In Ungarn haben am Samstag die Vorwahlen eines breiten Oppositionsbündnisses zur Bestimmung eines gemeinsamen Kandidaten für das Amt des Regierungschefs begonnen. In den bis zum kommenden Wochenende laufenden Abstimmungen wollen sechs Parteien vom linken bis rechten Rand des politischen Spektrums gemeinsame Kandidaten in den 106 Wahlbezirken des Landes festlegen. Ziel ist es, bei den Parlamentswahlen im Frühjahr die seit 2010 regierende Fidesz-Partei von Viktor Orban abzulösen.
"Die Opposition kann nur mit Fidesz konkurrieren, wenn sie einen gemeinsamen Block bildet, das haben wir auf die harte Tour gelernt", sagte der Grünen-Politiker Antal Csardi der Nachrichtenagentur AFP. Die nun erstmals stattfindende Vorwahl sei "eine Innovation, die uns aufgezwungen wurde".
Orban verfügt seit 2014 über eine überwältigende Mehrheit der Abgeordneten im Budapester Parlament.
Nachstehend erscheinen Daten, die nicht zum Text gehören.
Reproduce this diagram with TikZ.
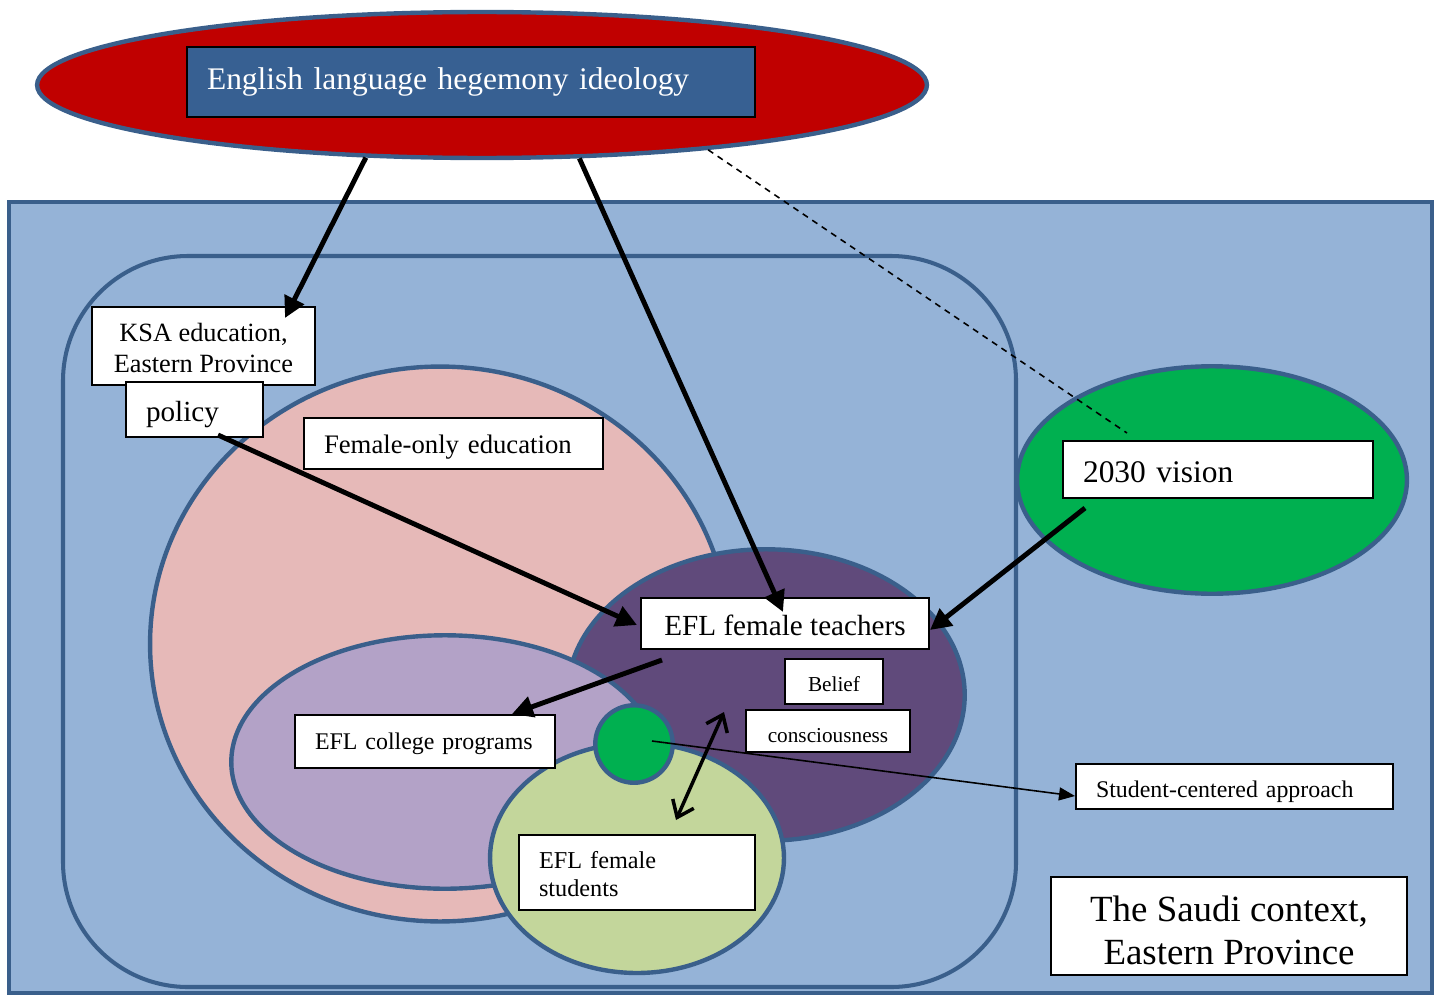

Das ungarische Wahlsystem ist eine Mischung aus Verhältnis- und Mehrheitswahl. Eine Verfassungsreform der Regierung im Jahr 2012 stärkte jedoch das Element der Mehrheitswahl erheblich, wovon die stärkste Partei erheblich profitiert. In den allermeisten Wahlbezirken ist dies Fidesz.
Bei den Kommunalwahlen 2019 hatten die Oppositionsparteien erstmals auf lokaler Ebene Bündnisse geschmiedet. In der Folge gingen mehrere Städte, darunter die Hauptstadt Budapest, an die Opposition. Auf diesem Erfolg will die Allianz aufbauen.
Neben gemeinsamen Kandidaten für das Abgeordnetenhaus will sie auch einen gemeinsamen Spitzenkandidaten aufstellen, um Regierungschef Orban herauszufordern. Fünf Politiker stehen dafür bereit. Gute Erfolgsaussichten haben Peter Jakab als Chef der rechten Jobbik-Partei, Gergely Karacsony als grün-liberaler Bürgermeister von Budapest und die sozialistische EU-Abgeordnete Klara Dobrev. Gegebenenfalls soll vom 4. bis zum 10. Oktober eine Stichwahl abgehalten werden.
Trotz der ideologischen Gräben zwischen den Oppositionsparteien könnte ihr Kalkül aufgehen. "Den meisten ihrer Wähler geht es bei den Wahlen im nächsten Jahr nur darum, ob Viktor Orban gehen muss oder nicht", sagt Daniel Mikecz vom Think Tank Republikon. Die Opposition wirft dem rechtspopulistischen Ministerpräsidenten einen autokratischen Führungsstil und Korruption vor. Seine Regierung steht auch in der EU seit Jahren wegen rechtsstaatlicher Verfehlungen am Pranger.